■ Task instructions ■
Skip all pictures, then print the remaining material exactly.

■ Records shown ■
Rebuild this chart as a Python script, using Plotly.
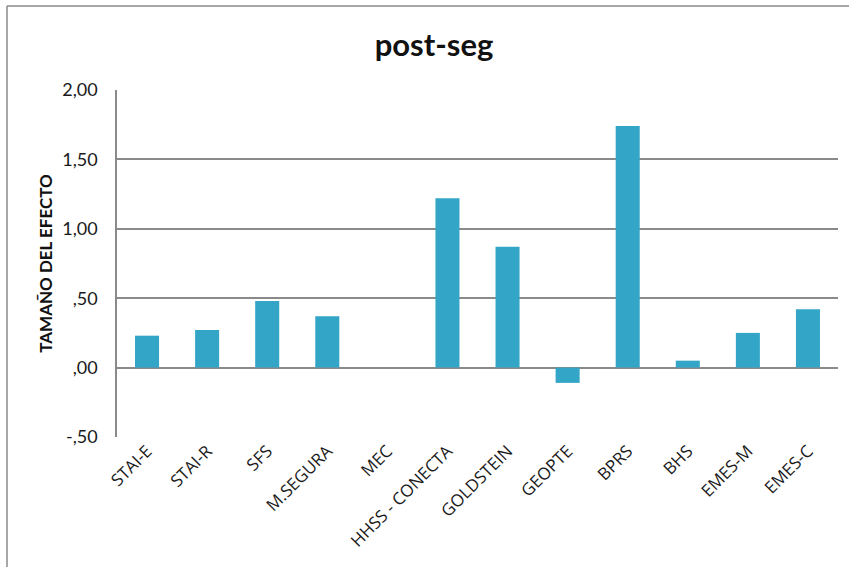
import plotly.graph_objects as go

# Effect sizes (post-seguimiento) per instrument
categories = ["STAI-E", "STAI-R", "SFS", "M.SEGURA", "MEC", "HHSS - CONECTA",
              "GOLDSTEIN", "GEOPTE", "BPRS", "BHS", "EMES-M", "EMES-C"]
effect_sizes = [0.23, 0.27, 0.48, 0.37, 0.00, 1.22, 0.87, -0.11, 1.74, 0.05, 0.25, 0.42]

tick_values = [2.0, 1.5, 1.0, 0.5, 0.0, -0.5]
tick_labels = ["2,00", "1,50", "1,00", ",50", ",00", "-,50"]

W, H = 849, 567
L, R, T, B = 117, 11, 90, 130
plot_w = W - L - R
plot_h = H - T - B

grid_color = "#8a8a8a"
font_family = "Lato, 'Open Sans', sans-serif"

fig = go.Figure()
fig.add_trace(go.Bar(
    x=categories,
    y=effect_sizes,
    width=0.4,
    marker=dict(color="#33a6c8", line=dict(width=0)),
    hovertemplate="%{x}: %{y:.2f}<extra></extra>",
))


def px_to_paper_x(px):
    return (px - L) / plot_w


def px_to_paper_y(py):
    return (H - B - py) / plot_h


# outer chart frame (left and top edges)
frame_left, frame_top = 7, 6
fig.add_shape(type="line", xref="paper", yref="paper",
              x0=px_to_paper_x(frame_left), x1=px_to_paper_x(frame_left),
              y0=px_to_paper_y(frame_top), y1=px_to_paper_y(H + 5),
              line=dict(color="#8a8a8a", width=1.5))
fig.add_shape(type="line", xref="paper", yref="paper",
              x0=px_to_paper_x(frame_left), x1=px_to_paper_x(W + 5),
              y0=px_to_paper_y(frame_top), y1=px_to_paper_y(frame_top),
              line=dict(color="#8a8a8a", width=1.5))

fig.update_layout(
    width=W, height=H,
    margin=dict(l=L, r=R, t=T, b=B, autoexpand=False),
    paper_bgcolor="white",
    plot_bgcolor="white",
    showlegend=False,
    bargap=0.6,
    font=dict(family=font_family, color="#1a1a1a", size=14),
    title=dict(
        text="<b>post-seg</b>",
        x=434 / W, xref="container", xanchor="center",
        y=1 - 45 / H, yref="container", yanchor="middle",
        font=dict(size=31, family=font_family, color="#111111"),
    ),
    xaxis=dict(
        type="category",
        tickangle=-45,
        showgrid=False,
        showline=False,
        zeroline=False,
        ticks="",
        tickfont=dict(size=17, family="'Open Sans', sans-serif", color="#1a1a1a"),
        automargin=False,
    ),
    yaxis=dict(
        range=[-0.5, 2.0],
        tickvals=tick_values,
        ticktext=tick_labels,
        showgrid=True,
        gridcolor=grid_color,
        gridwidth=1.5,
        zeroline=True,
        zerolinecolor=grid_color,
        zerolinewidth=1.5,
        showline=True,
        linecolor=grid_color,
        linewidth=1.5,
        ticks="",
        ticklabelstandoff=14,
        tickfont=dict(size=18, family=font_family, color="#1a1a1a"),
        title=dict(
            text="<b>TAMAÑO DEL EFECTO</b>",
            font=dict(size=17, family=font_family, color="#111111"),
            standoff=5,
        ),
        automargin=False,
    ),
)

fig.write_html("out.html")
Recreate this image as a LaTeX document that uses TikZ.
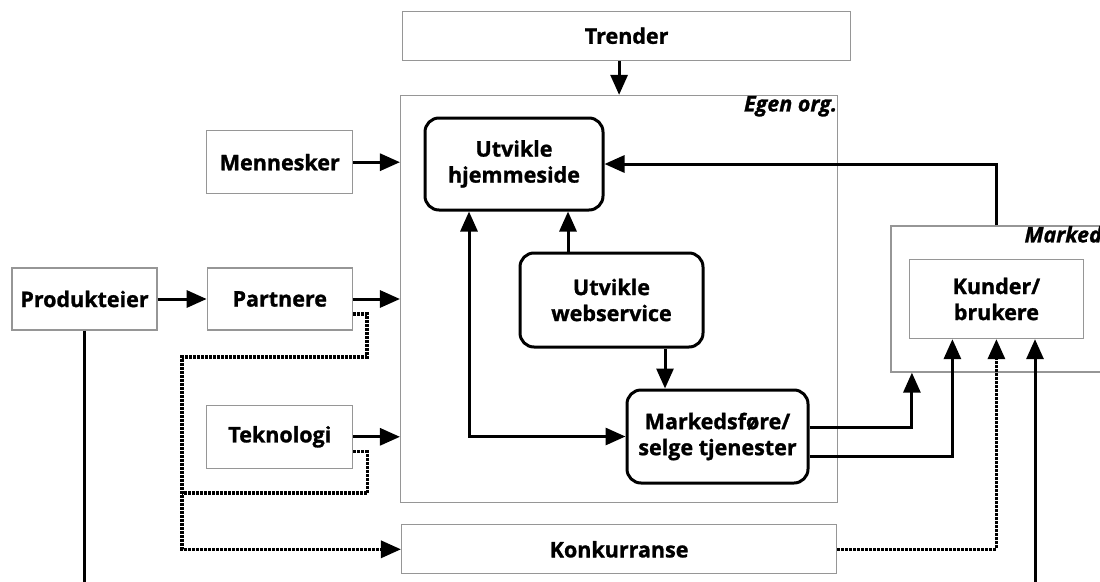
\documentclass[tikz,border=0pt]{standalone}
\usepackage{fontspec}
\setmainfont{Open Sans}[BoldFeatures={FakeBold=1.2},BoldItalicFeatures={FakeBold=1.2}]
\usetikzlibrary{arrows.meta,positioning}
\definecolor{Frame}{RGB}{150,150,150}
\tikzset{
  envbox/.style={draw=Frame,line width=1.3pt,align=center,font=\bfseries\fontsize{21.5}{26}\selectfont,inner sep=0pt},
  procbox/.style={draw=black,line width=3pt,rounded corners=14pt,align=center,font=\bfseries\fontsize{21.5}{26}\selectfont,inner sep=0pt},
  tagl/.style={font=\bfseries\itshape\fontsize{21.5}{26}\selectfont,inner sep=1pt},
  earr/.style={->,line width=3pt},
  edot/.style={earr,line width=3.2pt,dash pattern=on 3pt off 1pt},
  eline/.style={line width=3pt}
}

\begin{document}
\begin{tikzpicture}[x=1pt,y=-1pt,>={Triangle[length=20pt,width=17pt]}]
\useasboundingbox (0,0) rectangle (1100,581);
\node[envbox,minimum width=145pt,minimum height=62pt] (prod) at (84.5,299) {Produkteier};
\node[envbox,minimum width=145pt,minimum height=62pt,right=49pt of prod] (part) {Partnere};
\node[envbox,minimum width=146pt,minimum height=63pt,above=73pt of part] (menn) {Mennesker};
\node[envbox,minimum width=146pt,minimum height=63pt,below=74pt of part] (tekn) {Teknologi};
\node[envbox,minimum width=437pt,minimum height=407pt,right=47pt of part] (egen) {};
\node[tagl,anchor=north east] (egentag) at (egen.north east) {Egen org.};
\node[envbox,minimum width=448pt,minimum height=49pt,above=34pt of egen,xshift=7.5pt] (trend) {Trender};
\node[envbox,minimum width=435pt,minimum height=49pt,below=21pt of egen] (konk) {Konkurranse};
\node[envbox,minimum width=211pt,minimum height=146pt,right=52pt of egen] (marked) {};
\node[tagl,anchor=north east,inner sep=0.5pt] (markedtag) at (marked.north east) {Marked};
\node[envbox,minimum width=174pt,minimum height=79pt] (kund) at (marked) {Kunder/\\brukere};
\node[procbox,minimum width=178pt,minimum height=92pt] (hjem) at (514,164) {Utvikle\\hjemmeside};
\node[procbox,minimum width=183pt,minimum height=94pt] (web) at (611.5,300) {Utvikle\\webservice};
\node[procbox,minimum width=181pt,minimum height=93pt] (mark) at (717.5,436.5) {Markedsføre/\\selge tjenester};
\coordinate (jn) at (182,357);
\coordinate (jn2) at (182,493);
\coordinate (pbot) at (84.5,583);
\coordinate (kbot) at (1035,583);
% inputs to own organisation
\draw[earr] (trend.south -| egen.north) -- (egen.north);
\draw[earr] (menn.east) -- (menn.east -| egen.west);
\draw[earr] (part.east) -- (part.east -| egen.west);
\draw[earr] (tekn.east) -- (tekn.east -| egen.west);
\draw[earr] (prod) -- (part);
\draw[eline] (prod.south) -- (pbot);
% inside
\draw[earr] (marked.north) |- (hjem.east);
\draw[earr,<->] ([xshift=-45pt]hjem.south) |- (mark.west);
\draw[earr] ([xshift=-43.5pt]web.north) -- ([xshift=-43.5pt]web.north |- hjem.south);
\draw[earr] ([xshift=53.5pt]web.south) -- ([xshift=53.5pt]web.south |- mark.north);
% to the market
\draw[earr] ([yshift=9.5pt]mark.east) -| ([xshift=-84.5pt]marked.south);
\draw[earr] ([yshift=-19.5pt]mark.east) -| ([xshift=-44pt]kund.south);
\draw[edot] (konk.east) -| (kund.south);
\draw[earr] (kbot) -- (kbot |- kund.south);
% competition
\draw[edot] ([yshift=-15pt]part.east) -- ++(14pt,0) |- (jn) |- (konk.west);
\draw[edot,-] ([yshift=-15pt]tekn.east) -- ++(14pt,0) |- (jn2);
\end{tikzpicture}
\end{document}
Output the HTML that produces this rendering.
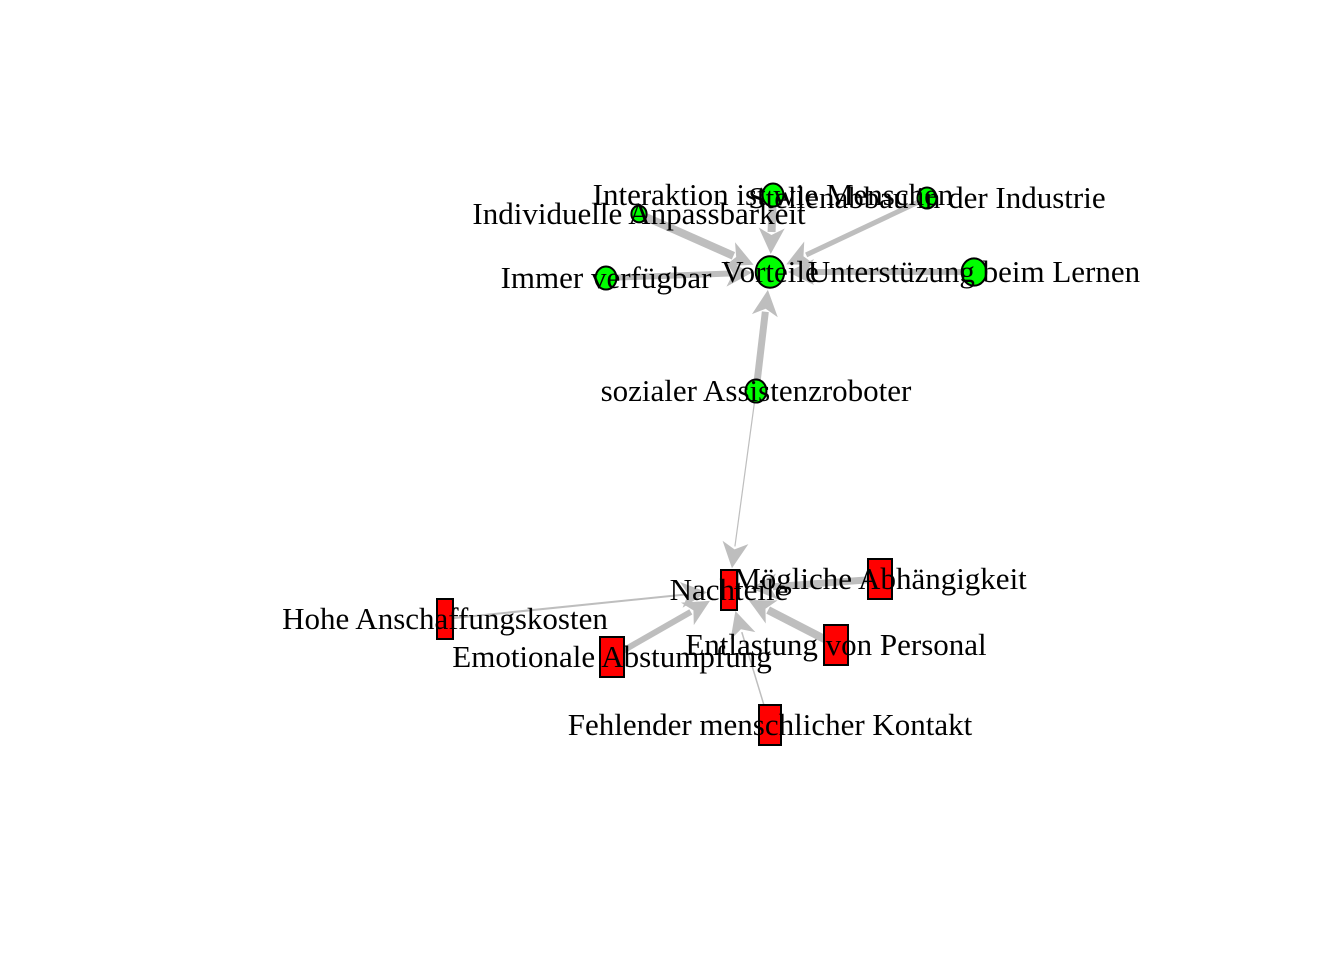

■ Output below ■
Rebuild this chart as a Python script, using Plotly.
import plotly.graph_objects as go

# Effect sizes (post-seguimiento) per instrument
categories = ["STAI-E", "STAI-R", "SFS", "M.SEGURA", "MEC", "HHSS - CONECTA",
              "GOLDSTEIN", "GEOPTE", "BPRS", "BHS", "EMES-M", "EMES-C"]
effect_sizes = [0.23, 0.27, 0.48, 0.37, 0.00, 1.22, 0.87, -0.11, 1.74, 0.05, 0.25, 0.42]

tick_values = [2.0, 1.5, 1.0, 0.5, 0.0, -0.5]
tick_labels = ["2,00", "1,50", "1,00", ",50", ",00", "-,50"]

W, H = 849, 567
L, R, T, B = 117, 11, 90, 130
plot_w = W - L - R
plot_h = H - T - B

grid_color = "#8a8a8a"
font_family = "Lato, 'Open Sans', sans-serif"

fig = go.Figure()
fig.add_trace(go.Bar(
    x=categories,
    y=effect_sizes,
    width=0.4,
    marker=dict(color="#33a6c8", line=dict(width=0)),
    hovertemplate="%{x}: %{y:.2f}<extra></extra>",
))


def px_to_paper_x(px):
    return (px - L) / plot_w


def px_to_paper_y(py):
    return (H - B - py) / plot_h


# outer chart frame (left and top edges)
frame_left, frame_top = 7, 6
fig.add_shape(type="line", xref="paper", yref="paper",
              x0=px_to_paper_x(frame_left), x1=px_to_paper_x(frame_left),
              y0=px_to_paper_y(frame_top), y1=px_to_paper_y(H + 5),
              line=dict(color="#8a8a8a", width=1.5))
fig.add_shape(type="line", xref="paper", yref="paper",
              x0=px_to_paper_x(frame_left), x1=px_to_paper_x(W + 5),
              y0=px_to_paper_y(frame_top), y1=px_to_paper_y(frame_top),
              line=dict(color="#8a8a8a", width=1.5))

fig.update_layout(
    width=W, height=H,
    margin=dict(l=L, r=R, t=T, b=B, autoexpand=False),
    paper_bgcolor="white",
    plot_bgcolor="white",
    showlegend=False,
    bargap=0.6,
    font=dict(family=font_family, color="#1a1a1a", size=14),
    title=dict(
        text="<b>post-seg</b>",
        x=434 / W, xref="container", xanchor="center",
        y=1 - 45 / H, yref="container", yanchor="middle",
        font=dict(size=31, family=font_family, color="#111111"),
    ),
    xaxis=dict(
        type="category",
        tickangle=-45,
        showgrid=False,
        showline=False,
        zeroline=False,
        ticks="",
        tickfont=dict(size=17, family="'Open Sans', sans-serif", color="#1a1a1a"),
        automargin=False,
    ),
    yaxis=dict(
        range=[-0.5, 2.0],
        tickvals=tick_values,
        ticktext=tick_labels,
        showgrid=True,
        gridcolor=grid_color,
        gridwidth=1.5,
        zeroline=True,
        zerolinecolor=grid_color,
        zerolinewidth=1.5,
        showline=True,
        linecolor=grid_color,
        linewidth=1.5,
        ticks="",
        ticklabelstandoff=14,
        tickfont=dict(size=18, family=font_family, color="#1a1a1a"),
        title=dict(
            text="<b>TAMAÑO DEL EFECTO</b>",
            font=dict(size=17, family=font_family, color="#111111"),
            standoff=5,
        ),
        automargin=False,
    ),
)

fig.write_html("out.html")
Recreate this image as a LaTeX document that uses TikZ.
\documentclass[tikz,border=0pt]{standalone}
\usepackage{fontspec}
\setmainfont{Open Sans}[BoldFeatures={FakeBold=1.2},BoldItalicFeatures={FakeBold=1.2}]
\usetikzlibrary{arrows.meta,positioning}
\definecolor{Frame}{RGB}{150,150,150}
\tikzset{
  envbox/.style={draw=Frame,line width=1.3pt,align=center,font=\bfseries\fontsize{21.5}{26}\selectfont,inner sep=0pt},
  procbox/.style={draw=black,line width=3pt,rounded corners=14pt,align=center,font=\bfseries\fontsize{21.5}{26}\selectfont,inner sep=0pt},
  tagl/.style={font=\bfseries\itshape\fontsize{21.5}{26}\selectfont,inner sep=1pt},
  earr/.style={->,line width=3pt},
  edot/.style={earr,line width=3.2pt,dash pattern=on 3pt off 1pt},
  eline/.style={line width=3pt}
}

\begin{document}
\begin{tikzpicture}[x=1pt,y=-1pt,>={Triangle[length=20pt,width=17pt]}]
\useasboundingbox (0,0) rectangle (1100,581);
\node[envbox,minimum width=145pt,minimum height=62pt] (prod) at (84.5,299) {Produkteier};
\node[envbox,minimum width=145pt,minimum height=62pt,right=49pt of prod] (part) {Partnere};
\node[envbox,minimum width=146pt,minimum height=63pt,above=73pt of part] (menn) {Mennesker};
\node[envbox,minimum width=146pt,minimum height=63pt,below=74pt of part] (tekn) {Teknologi};
\node[envbox,minimum width=437pt,minimum height=407pt,right=47pt of part] (egen) {};
\node[tagl,anchor=north east] (egentag) at (egen.north east) {Egen org.};
\node[envbox,minimum width=448pt,minimum height=49pt,above=34pt of egen,xshift=7.5pt] (trend) {Trender};
\node[envbox,minimum width=435pt,minimum height=49pt,below=21pt of egen] (konk) {Konkurranse};
\node[envbox,minimum width=211pt,minimum height=146pt,right=52pt of egen] (marked) {};
\node[tagl,anchor=north east,inner sep=0.5pt] (markedtag) at (marked.north east) {Marked};
\node[envbox,minimum width=174pt,minimum height=79pt] (kund) at (marked) {Kunder/\\brukere};
\node[procbox,minimum width=178pt,minimum height=92pt] (hjem) at (514,164) {Utvikle\\hjemmeside};
\node[procbox,minimum width=183pt,minimum height=94pt] (web) at (611.5,300) {Utvikle\\webservice};
\node[procbox,minimum width=181pt,minimum height=93pt] (mark) at (717.5,436.5) {Markedsføre/\\selge tjenester};
\coordinate (jn) at (182,357);
\coordinate (jn2) at (182,493);
\coordinate (pbot) at (84.5,583);
\coordinate (kbot) at (1035,583);
% inputs to own organisation
\draw[earr] (trend.south -| egen.north) -- (egen.north);
\draw[earr] (menn.east) -- (menn.east -| egen.west);
\draw[earr] (part.east) -- (part.east -| egen.west);
\draw[earr] (tekn.east) -- (tekn.east -| egen.west);
\draw[earr] (prod) -- (part);
\draw[eline] (prod.south) -- (pbot);
% inside
\draw[earr] (marked.north) |- (hjem.east);
\draw[earr,<->] ([xshift=-45pt]hjem.south) |- (mark.west);
\draw[earr] ([xshift=-43.5pt]web.north) -- ([xshift=-43.5pt]web.north |- hjem.south);
\draw[earr] ([xshift=53.5pt]web.south) -- ([xshift=53.5pt]web.south |- mark.north);
% to the market
\draw[earr] ([yshift=9.5pt]mark.east) -| ([xshift=-84.5pt]marked.south);
\draw[earr] ([yshift=-19.5pt]mark.east) -| ([xshift=-44pt]kund.south);
\draw[edot] (konk.east) -| (kund.south);
\draw[earr] (kbot) -- (kbot |- kund.south);
% competition
\draw[edot] ([yshift=-15pt]part.east) -- ++(14pt,0) |- (jn) |- (konk.west);
\draw[edot,-] ([yshift=-15pt]tekn.east) -- ++(14pt,0) |- (jn2);
\end{tikzpicture}
\end{document}
Output the HTML that produces this rendering.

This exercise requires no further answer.